▶ **Objective**:
Without the pictures, repeat the listing character for character.

▶ **Supplied material**:
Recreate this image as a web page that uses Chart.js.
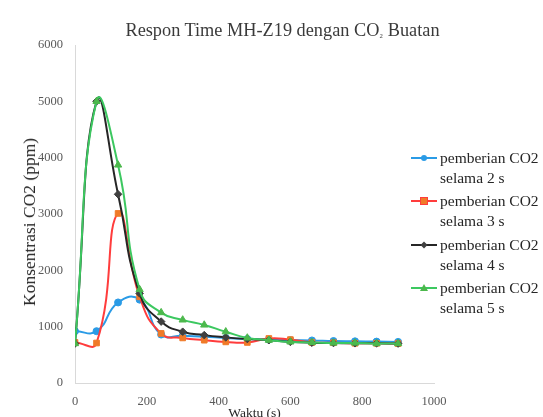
<!DOCTYPE html>
<html>
<head>
<meta charset="utf-8">
<script src="https://cdn.jsdelivr.net/npm/chart.js@4"></script>
<style>
  html, body { margin: 0; padding: 0; background: #fff; }
  #wrap { position: relative; width: 543px; height: 417px; overflow: hidden; font-family: "Liberation Serif", "Times New Roman", serif; }
  #c { position: absolute; left: 0; top: 0; }
  #title { position: absolute; left: 282.5px; top: 19px; transform: translateX(-50%); white-space: nowrap; font-size: 18.3px; line-height: 22px; color: #3a3a3a; }
  #title .sub { font-size: 11px; }
  #ytitle { position: absolute; left: 28.5px; top: 221.5px; transform: translate(-50%, -50%) rotate(-90deg); white-space: nowrap; font-size: 17.5px; line-height: 20px; color: #262626; }
  #legend { position: absolute; left: 411px; top: 148px; font-size: 15.5px; line-height: 20px; color: #262626; }
  .item { position: relative; height: 43.3px; }
  .item svg { position: absolute; left: 0; top: 4px; }
  .item .txt { position: absolute; left: 29px; top: 0; white-space: nowrap; }
</style>
</head>
<body>
<div id="wrap">
  <canvas id="c" width="543" height="417"></canvas>
  <div id="title">Respon Time MH-Z19 dengan CO<span class="sub">₂</span> Buatan</div>
  <div id="ytitle">Konsentrasi CO2 (ppm)</div>
  <div id="legend"></div>
</div>
<script>
// ---- data ----
const times = [0, 60, 120, 180, 240, 300, 360, 420, 480, 540, 600, 660, 720, 780, 840, 900];
const seriesNames = [
  ["pemberian CO2", "selama 2 s"],
  ["pemberian CO2", "selama 3 s"],
  ["pemberian CO2", "selama 4 s"],
  ["pemberian CO2", "selama 5 s"]
];
const co2_2s = [920, 920, 1430, 1480, 860, 840, 820, 800, 780, 770, 760, 755, 745, 740, 735, 730];
const co2_3s = [720, 710, 3010, 1530, 880, 800, 760, 730, 720, 790, 770, 720, 715, 705, 705, 700];
const co2_4s = [700, 5000, 3350, 1590, 1090, 910, 850, 810, 780, 760, 730, 715, 710, 705, 705, 700];
const co2_5s = [700, 5000, 3870, 1660, 1250, 1120, 1030, 910, 800, 760, 730, 720, 710, 710, 700, 700];
const yTicks = [0, 1000, 2000, 3000, 4000, 5000, 6000];
const xTicks = [0, 200, 400, 600, 800, 1000];

// ---- styles ----
const styles = [
  { line: '#2a9be6', fill: '#2a9be6', point: 'circle', r: 3.5 },
  { line: '#ff3c3c', fill: '#f07a28', point: 'rect', r: 4 },
  { line: '#262626', fill: '#404040', point: 'rectRot', r: 3.8 },
  { line: '#3cc860', fill: '#4cb84c', point: 'triangle', r: 4.2 }
];
const allSeries = [co2_2s, co2_3s, co2_4s, co2_5s];

const datasets = allSeries.map((vals, i) => ({
  label: seriesNames[i].join(' '),
  data: times.map((t, k) => ({ x: t, y: vals[k] })),
  borderColor: styles[i].line,
  backgroundColor: styles[i].fill,
  pointBackgroundColor: styles[i].fill,
  pointBorderColor: styles[i].fill,
  pointStyle: styles[i].point,
  pointRadius: styles[i].r,
  pointBorderWidth: 1,
  borderWidth: 2,
  tension: 0.5,
  order: 3 - i
}));

const serif = "'Liberation Serif', 'Times New Roman', serif";

new Chart(document.getElementById('c'), {
  type: 'line',
  data: { datasets },
  options: {
    responsive: false,
    animation: false,
    devicePixelRatio: 1,
    layout: { padding: { left: 0, right: 109, top: 45, bottom: 0 } },
    plugins: { legend: { display: false }, tooltip: { enabled: false }, title: { display: false } },
    scales: {
      x: {
        type: 'linear',
        min: 0, max: 1000,
        afterFit: s => { s.height = 34; },
        afterBuildTicks: s => { s.ticks = xTicks.map(v => ({ value: v })); },
        grid: { display: false, drawTicks: false },
        border: { display: true, color: '#d9d9d9', width: 1 },
        ticks: { color: '#595959', font: { family: serif, size: 12.5 }, padding: 11, maxRotation: 0, callback: v => String(v) },
        title: { display: true, text: 'Waktu (s)', color: '#262626', font: { family: serif, size: 13.5 }, padding: { top: 0, bottom: -5 } }
      },
      y: {
        type: 'linear',
        min: 0, max: 6000,
        afterFit: s => { s.width = 75; },
        afterBuildTicks: s => { s.ticks = yTicks.map(v => ({ value: v })); },
        grid: { display: false, drawTicks: false },
        border: { display: true, color: '#d9d9d9', width: 1 },
        ticks: { color: '#595959', font: { family: serif, size: 12.5 }, padding: 12, callback: v => String(v) },
        title: { display: false }
      }
    }
  }
});

// ---- HTML legend ----
const legend = document.getElementById('legend');
function markerSvg(st) {
  const cx = 13, cy = 6;
  let m = '';
  if (st.point === 'circle') m = `<circle cx="${cx}" cy="${cy}" r="3" fill="${st.fill}"/>`;
  else if (st.point === 'rect') m = `<rect x="${cx-3.5}" y="${cy-3.5}" width="7" height="7" fill="${st.fill}" stroke="${st.line}" stroke-width="1"/>`;
  else if (st.point === 'rectRot') m = `<polygon points="${cx},${cy-3.5} ${cx+3.5},${cy} ${cx},${cy+3.5} ${cx-3.5},${cy}" fill="${st.fill}"/>`;
  else m = `<polygon points="${cx},${cy-4} ${cx+4},${cy+3} ${cx-4},${cy+3}" fill="${st.fill}"/>`;
  return `<svg width="26" height="12"><line x1="0" y1="${cy}" x2="26" y2="${cy}" stroke="${st.line}" stroke-width="2"/>${m}</svg>`;
}
seriesNames.forEach((name, i) => {
  const d = document.createElement('div');
  d.className = 'item';
  d.innerHTML = markerSvg(styles[i]) + `<div class="txt">${name[0]}<br>${name[1]}</div>`;
  legend.appendChild(d);
});
</script>
</body>
</html>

▶ **Solution to this exercise**:
Recreate this image as a web page that uses Chart.js.
<!DOCTYPE html>
<html>
<head>
<meta charset="utf-8">
<script src="https://cdn.jsdelivr.net/npm/chart.js@4"></script>
<style>
  html, body { margin: 0; padding: 0; background: #fff; }
  #wrap { position: relative; width: 543px; height: 417px; overflow: hidden; font-family: "Liberation Serif", "Times New Roman", serif; }
  #c { position: absolute; left: 0; top: 0; }
  #title { position: absolute; left: 282.5px; top: 19px; transform: translateX(-50%); white-space: nowrap; font-size: 18.3px; line-height: 22px; color: #3a3a3a; }
  #title .sub { font-size: 11px; }
  #ytitle { position: absolute; left: 28.5px; top: 221.5px; transform: translate(-50%, -50%) rotate(-90deg); white-space: nowrap; font-size: 17.5px; line-height: 20px; color: #262626; }
  #legend { position: absolute; left: 411px; top: 148px; font-size: 15.5px; line-height: 20px; color: #262626; }
  .item { position: relative; height: 43.3px; }
  .item svg { position: absolute; left: 0; top: 4px; }
  .item .txt { position: absolute; left: 29px; top: 0; white-space: nowrap; }
</style>
</head>
<body>
<div id="wrap">
  <canvas id="c" width="543" height="417"></canvas>
  <div id="title">Respon Time MH-Z19 dengan CO<span class="sub">₂</span> Buatan</div>
  <div id="ytitle">Konsentrasi CO2 (ppm)</div>
  <div id="legend"></div>
</div>
<script>
// ---- data ----
const times = [0, 60, 120, 180, 240, 300, 360, 420, 480, 540, 600, 660, 720, 780, 840, 900];
const seriesNames = [
  ["pemberian CO2", "selama 2 s"],
  ["pemberian CO2", "selama 3 s"],
  ["pemberian CO2", "selama 4 s"],
  ["pemberian CO2", "selama 5 s"]
];
const co2_2s = [920, 920, 1430, 1480, 860, 840, 820, 800, 780, 770, 760, 755, 745, 740, 735, 730];
const co2_3s = [720, 710, 3010, 1530, 880, 800, 760, 730, 720, 790, 770, 720, 715, 705, 705, 700];
const co2_4s = [700, 5000, 3350, 1590, 1090, 910, 850, 810, 780, 760, 730, 715, 710, 705, 705, 700];
const co2_5s = [700, 5000, 3870, 1660, 1250, 1120, 1030, 910, 800, 760, 730, 720, 710, 710, 700, 700];
const yTicks = [0, 1000, 2000, 3000, 4000, 5000, 6000];
const xTicks = [0, 200, 400, 600, 800, 1000];

// ---- styles ----
const styles = [
  { line: '#2a9be6', fill: '#2a9be6', point: 'circle', r: 3.5 },
  { line: '#ff3c3c', fill: '#f07a28', point: 'rect', r: 4 },
  { line: '#262626', fill: '#404040', point: 'rectRot', r: 3.8 },
  { line: '#3cc860', fill: '#4cb84c', point: 'triangle', r: 4.2 }
];
const allSeries = [co2_2s, co2_3s, co2_4s, co2_5s];

const datasets = allSeries.map((vals, i) => ({
  label: seriesNames[i].join(' '),
  data: times.map((t, k) => ({ x: t, y: vals[k] })),
  borderColor: styles[i].line,
  backgroundColor: styles[i].fill,
  pointBackgroundColor: styles[i].fill,
  pointBorderColor: styles[i].fill,
  pointStyle: styles[i].point,
  pointRadius: styles[i].r,
  pointBorderWidth: 1,
  borderWidth: 2,
  tension: 0.5,
  order: 3 - i
}));

const serif = "'Liberation Serif', 'Times New Roman', serif";

new Chart(document.getElementById('c'), {
  type: 'line',
  data: { datasets },
  options: {
    responsive: false,
    animation: false,
    devicePixelRatio: 1,
    layout: { padding: { left: 0, right: 109, top: 45, bottom: 0 } },
    plugins: { legend: { display: false }, tooltip: { enabled: false }, title: { display: false } },
    scales: {
      x: {
        type: 'linear',
        min: 0, max: 1000,
        afterFit: s => { s.height = 34; },
        afterBuildTicks: s => { s.ticks = xTicks.map(v => ({ value: v })); },
        grid: { display: false, drawTicks: false },
        border: { display: true, color: '#d9d9d9', width: 1 },
        ticks: { color: '#595959', font: { family: serif, size: 12.5 }, padding: 11, maxRotation: 0, callback: v => String(v) },
        title: { display: true, text: 'Waktu (s)', color: '#262626', font: { family: serif, size: 13.5 }, padding: { top: 0, bottom: -5 } }
      },
      y: {
        type: 'linear',
        min: 0, max: 6000,
        afterFit: s => { s.width = 75; },
        afterBuildTicks: s => { s.ticks = yTicks.map(v => ({ value: v })); },
        grid: { display: false, drawTicks: false },
        border: { display: true, color: '#d9d9d9', width: 1 },
        ticks: { color: '#595959', font: { family: serif, size: 12.5 }, padding: 12, callback: v => String(v) },
        title: { display: false }
      }
    }
  }
});

// ---- HTML legend ----
const legend = document.getElementById('legend');
function markerSvg(st) {
  const cx = 13, cy = 6;
  let m = '';
  if (st.point === 'circle') m = `<circle cx="${cx}" cy="${cy}" r="3" fill="${st.fill}"/>`;
  else if (st.point === 'rect') m = `<rect x="${cx-3.5}" y="${cy-3.5}" width="7" height="7" fill="${st.fill}" stroke="${st.line}" stroke-width="1"/>`;
  else if (st.point === 'rectRot') m = `<polygon points="${cx},${cy-3.5} ${cx+3.5},${cy} ${cx},${cy+3.5} ${cx-3.5},${cy}" fill="${st.fill}"/>`;
  else m = `<polygon points="${cx},${cy-4} ${cx+4},${cy+3} ${cx-4},${cy+3}" fill="${st.fill}"/>`;
  return `<svg width="26" height="12"><line x1="0" y1="${cy}" x2="26" y2="${cy}" stroke="${st.line}" stroke-width="2"/>${m}</svg>`;
}
seriesNames.forEach((name, i) => {
  const d = document.createElement('div');
  d.className = 'item';
  d.innerHTML = markerSvg(styles[i]) + `<div class="txt">${name[0]}<br>${name[1]}</div>`;
  legend.appendChild(d);
});
</script>
</body>
</html>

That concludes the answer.